My life is an enigma

My son just told me he didn’t want me writing about him anymore, so I said; “There goes the money for your iPhone contract then,” and here I am again, with his blessing.

At least he expressed himself in a full sentence. I’ve got used to decoding his speech lately, because he only speaks in acronyms. You teach your child to speak and express themselves eloquently and the next thing you know the hormones have kicked in, and so has a more time-efficient way of communicating. It makes sense really – the brain rewires itself during the teenage years, so time spent forming full sentences is time wasted that could be better spent of figuring out how to boost your ranking on Hearthstone or filming your next Vine.

He’s getting almost as hard to decode as the dog, who of course only has barks at his disposal. If you too have both a teenager and a dog, here’s my handy guide to deciphering their respective enigma codes, thereby making your lives happier, healthier and altogether less cheek-clenchingly frustrating.

Son’s acronyms

NPNo problem

NBNot bad

IDKI don’t know

JKJust kidding

GGGood good

DW (D-dubs)Don’t worry

WTHWhat the hell?

WTFWhat the funk?

TBHTo be honest

BTWBy the way

TYThank you

AFKAway from keyboard

BRBBe right back

LMALeave me alone

LOLBut only said sarcastically because adults have appropriated it 

NOOBNewbie, e.g. someone who doesn’t know that it’s A to jump

GWTFGo with the flow

GTGGot to go

CYLSee you later

IRLIn real life (as in life lived offline, AFK).

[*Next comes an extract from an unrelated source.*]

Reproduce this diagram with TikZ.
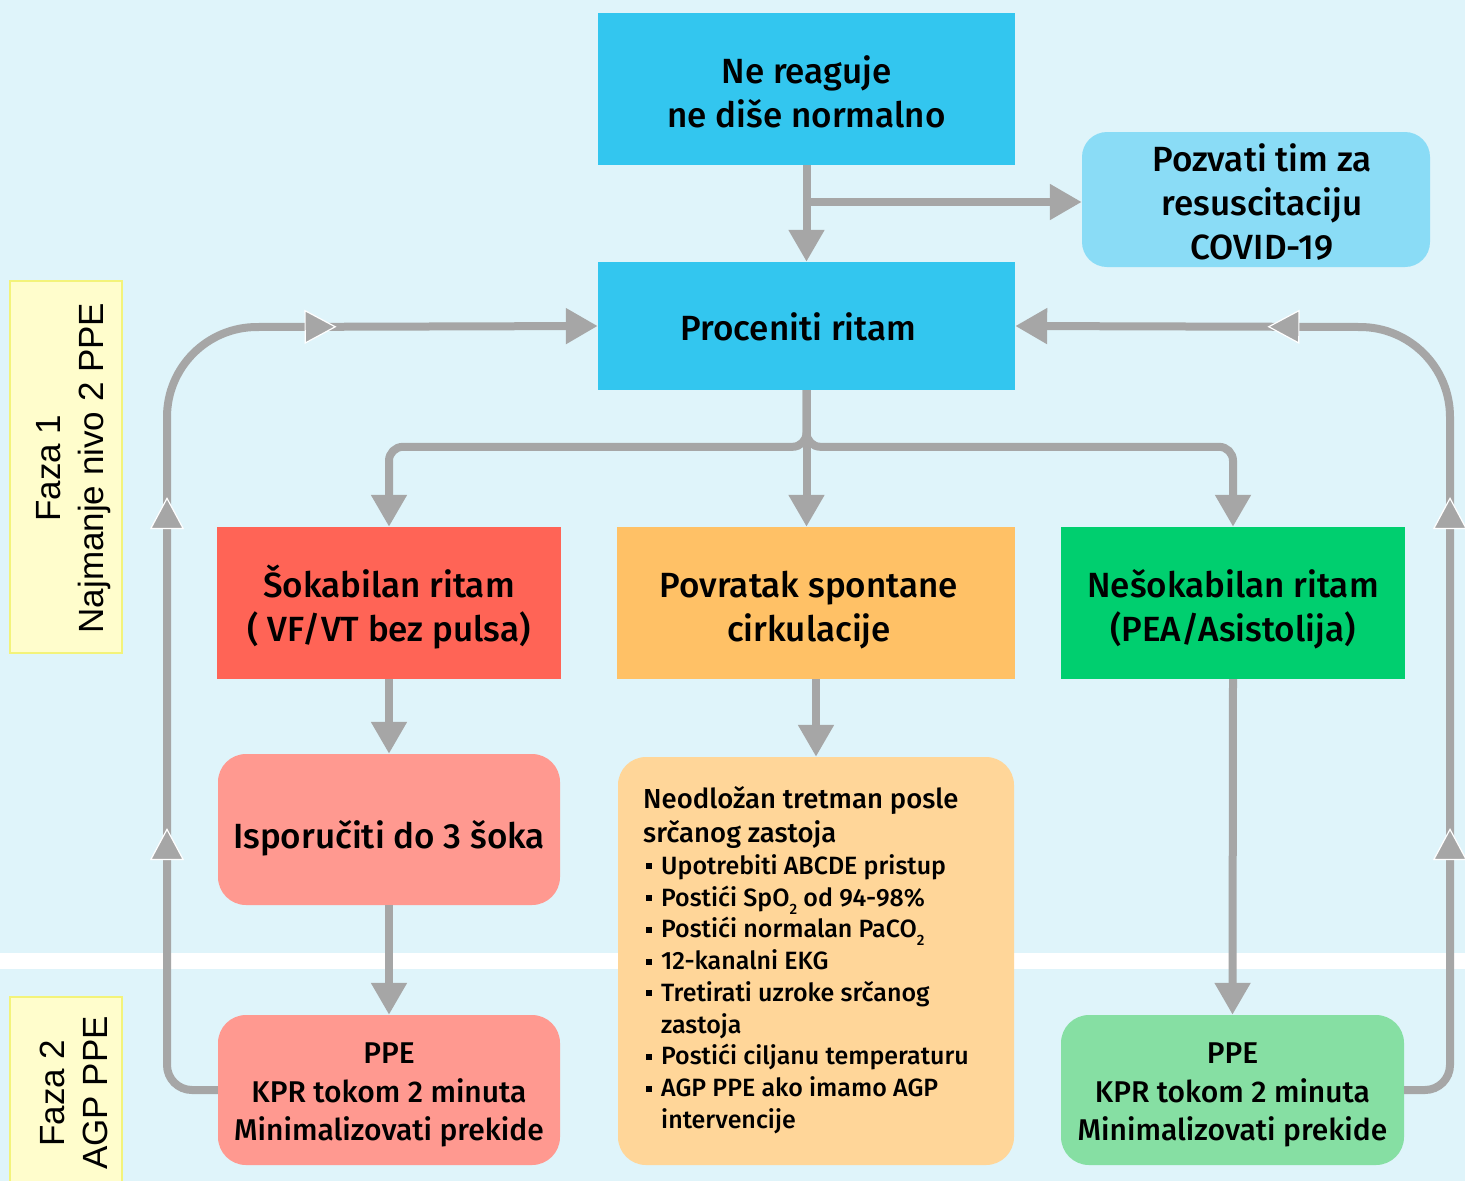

The dog’s communications present a similarly complex code to break, though his list is nowhere near as long because his needs are pretty simple – eat, walk, sleep, poop, repeat. But just as a new mother learns to decode her baby’s cries (I never figured it out though, so no wonder they never shut up), so I’ve had to learn how to interpret his barks.

Type of bark

Short, sharp: Freaked out – “There’s a saucepan in the wrong place/branch banging against the window/big scary bin in my line of sight”.

Shorter, sharper, interspersed with short silences, sounds as if performed from a distance: Freaked out – “I’m in the wrong garden, get me outta here”.

Yet shorter, sharper: “I need to go out to wee/poo/tend to the holes in the garden – they don’t just dig themselves you know”.

Deep, loud and menacing, especially useful for waking up lazy owners at four in the morning: Guard dog – “Something has rolled past the door in the storm/a heavy footfall similar to my owner’s is approaching though it can’t possibly be him/the postman’s here again but they could all be armed killers after my puppy food”.

Muffled bark: “I went into the bathroom for a rifle through the dirty laundry basket and the big wooden thing shut so I’m stuck in here again”.